• **Supplied data**:
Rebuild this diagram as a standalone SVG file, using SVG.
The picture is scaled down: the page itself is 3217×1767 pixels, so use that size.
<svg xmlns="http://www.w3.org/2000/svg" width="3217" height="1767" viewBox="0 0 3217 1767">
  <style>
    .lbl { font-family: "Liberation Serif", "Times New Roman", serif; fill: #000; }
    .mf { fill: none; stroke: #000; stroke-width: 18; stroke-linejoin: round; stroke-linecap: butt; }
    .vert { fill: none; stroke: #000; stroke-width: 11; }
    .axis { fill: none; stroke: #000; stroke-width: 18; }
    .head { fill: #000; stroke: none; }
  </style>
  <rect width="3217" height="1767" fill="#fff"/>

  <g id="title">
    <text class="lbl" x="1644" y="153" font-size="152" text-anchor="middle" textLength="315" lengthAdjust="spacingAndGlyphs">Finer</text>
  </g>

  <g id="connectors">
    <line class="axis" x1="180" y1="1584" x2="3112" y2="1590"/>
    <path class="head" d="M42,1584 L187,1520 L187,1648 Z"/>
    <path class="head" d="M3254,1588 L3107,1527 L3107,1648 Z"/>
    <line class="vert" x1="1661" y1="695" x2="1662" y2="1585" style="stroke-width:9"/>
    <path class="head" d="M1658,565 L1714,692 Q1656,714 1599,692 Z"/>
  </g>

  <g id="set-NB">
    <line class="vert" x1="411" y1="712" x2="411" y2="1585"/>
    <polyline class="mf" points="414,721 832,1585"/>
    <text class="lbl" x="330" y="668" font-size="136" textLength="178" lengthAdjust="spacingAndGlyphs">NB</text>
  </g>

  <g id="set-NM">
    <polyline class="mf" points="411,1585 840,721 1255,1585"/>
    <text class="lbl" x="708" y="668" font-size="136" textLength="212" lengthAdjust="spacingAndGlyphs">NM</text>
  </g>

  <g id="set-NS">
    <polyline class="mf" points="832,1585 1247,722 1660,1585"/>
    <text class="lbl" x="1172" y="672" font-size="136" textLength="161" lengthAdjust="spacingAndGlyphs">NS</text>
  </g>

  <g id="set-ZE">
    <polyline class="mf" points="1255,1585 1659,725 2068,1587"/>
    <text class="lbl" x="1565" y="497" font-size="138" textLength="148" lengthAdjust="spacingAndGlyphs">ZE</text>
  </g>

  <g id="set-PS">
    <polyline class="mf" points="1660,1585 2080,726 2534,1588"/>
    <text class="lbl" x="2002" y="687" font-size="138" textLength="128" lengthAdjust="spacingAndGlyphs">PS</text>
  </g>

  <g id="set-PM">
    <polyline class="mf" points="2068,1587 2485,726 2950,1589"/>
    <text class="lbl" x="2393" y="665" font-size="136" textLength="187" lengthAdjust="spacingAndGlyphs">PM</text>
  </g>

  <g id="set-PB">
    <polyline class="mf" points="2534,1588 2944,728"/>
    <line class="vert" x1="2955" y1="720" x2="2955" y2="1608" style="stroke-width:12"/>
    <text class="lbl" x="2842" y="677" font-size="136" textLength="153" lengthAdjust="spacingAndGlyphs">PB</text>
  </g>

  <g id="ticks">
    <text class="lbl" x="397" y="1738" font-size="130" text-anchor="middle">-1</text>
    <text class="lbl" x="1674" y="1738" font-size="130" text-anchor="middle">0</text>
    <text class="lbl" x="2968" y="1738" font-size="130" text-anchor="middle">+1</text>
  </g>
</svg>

• **What to produce**:
Extract the whole listing, character for character.

• **Answer below**:
Rebuild this diagram as a standalone SVG file, using SVG.
The picture is scaled down: the page itself is 3217×1767 pixels, so use that size.
<svg xmlns="http://www.w3.org/2000/svg" width="3217" height="1767" viewBox="0 0 3217 1767">
  <style>
    .lbl { font-family: "Liberation Serif", "Times New Roman", serif; fill: #000; }
    .mf { fill: none; stroke: #000; stroke-width: 18; stroke-linejoin: round; stroke-linecap: butt; }
    .vert { fill: none; stroke: #000; stroke-width: 11; }
    .axis { fill: none; stroke: #000; stroke-width: 18; }
    .head { fill: #000; stroke: none; }
  </style>
  <rect width="3217" height="1767" fill="#fff"/>

  <g id="title">
    <text class="lbl" x="1644" y="153" font-size="152" text-anchor="middle" textLength="315" lengthAdjust="spacingAndGlyphs">Finer</text>
  </g>

  <g id="connectors">
    <line class="axis" x1="180" y1="1584" x2="3112" y2="1590"/>
    <path class="head" d="M42,1584 L187,1520 L187,1648 Z"/>
    <path class="head" d="M3254,1588 L3107,1527 L3107,1648 Z"/>
    <line class="vert" x1="1661" y1="695" x2="1662" y2="1585" style="stroke-width:9"/>
    <path class="head" d="M1658,565 L1714,692 Q1656,714 1599,692 Z"/>
  </g>

  <g id="set-NB">
    <line class="vert" x1="411" y1="712" x2="411" y2="1585"/>
    <polyline class="mf" points="414,721 832,1585"/>
    <text class="lbl" x="330" y="668" font-size="136" textLength="178" lengthAdjust="spacingAndGlyphs">NB</text>
  </g>

  <g id="set-NM">
    <polyline class="mf" points="411,1585 840,721 1255,1585"/>
    <text class="lbl" x="708" y="668" font-size="136" textLength="212" lengthAdjust="spacingAndGlyphs">NM</text>
  </g>

  <g id="set-NS">
    <polyline class="mf" points="832,1585 1247,722 1660,1585"/>
    <text class="lbl" x="1172" y="672" font-size="136" textLength="161" lengthAdjust="spacingAndGlyphs">NS</text>
  </g>

  <g id="set-ZE">
    <polyline class="mf" points="1255,1585 1659,725 2068,1587"/>
    <text class="lbl" x="1565" y="497" font-size="138" textLength="148" lengthAdjust="spacingAndGlyphs">ZE</text>
  </g>

  <g id="set-PS">
    <polyline class="mf" points="1660,1585 2080,726 2534,1588"/>
    <text class="lbl" x="2002" y="687" font-size="138" textLength="128" lengthAdjust="spacingAndGlyphs">PS</text>
  </g>

  <g id="set-PM">
    <polyline class="mf" points="2068,1587 2485,726 2950,1589"/>
    <text class="lbl" x="2393" y="665" font-size="136" textLength="187" lengthAdjust="spacingAndGlyphs">PM</text>
  </g>

  <g id="set-PB">
    <polyline class="mf" points="2534,1588 2944,728"/>
    <line class="vert" x1="2955" y1="720" x2="2955" y2="1608" style="stroke-width:12"/>
    <text class="lbl" x="2842" y="677" font-size="136" textLength="153" lengthAdjust="spacingAndGlyphs">PB</text>
  </g>

  <g id="ticks">
    <text class="lbl" x="397" y="1738" font-size="130" text-anchor="middle">-1</text>
    <text class="lbl" x="1674" y="1738" font-size="130" text-anchor="middle">0</text>
    <text class="lbl" x="2968" y="1738" font-size="130" text-anchor="middle">+1</text>
  </g>
</svg>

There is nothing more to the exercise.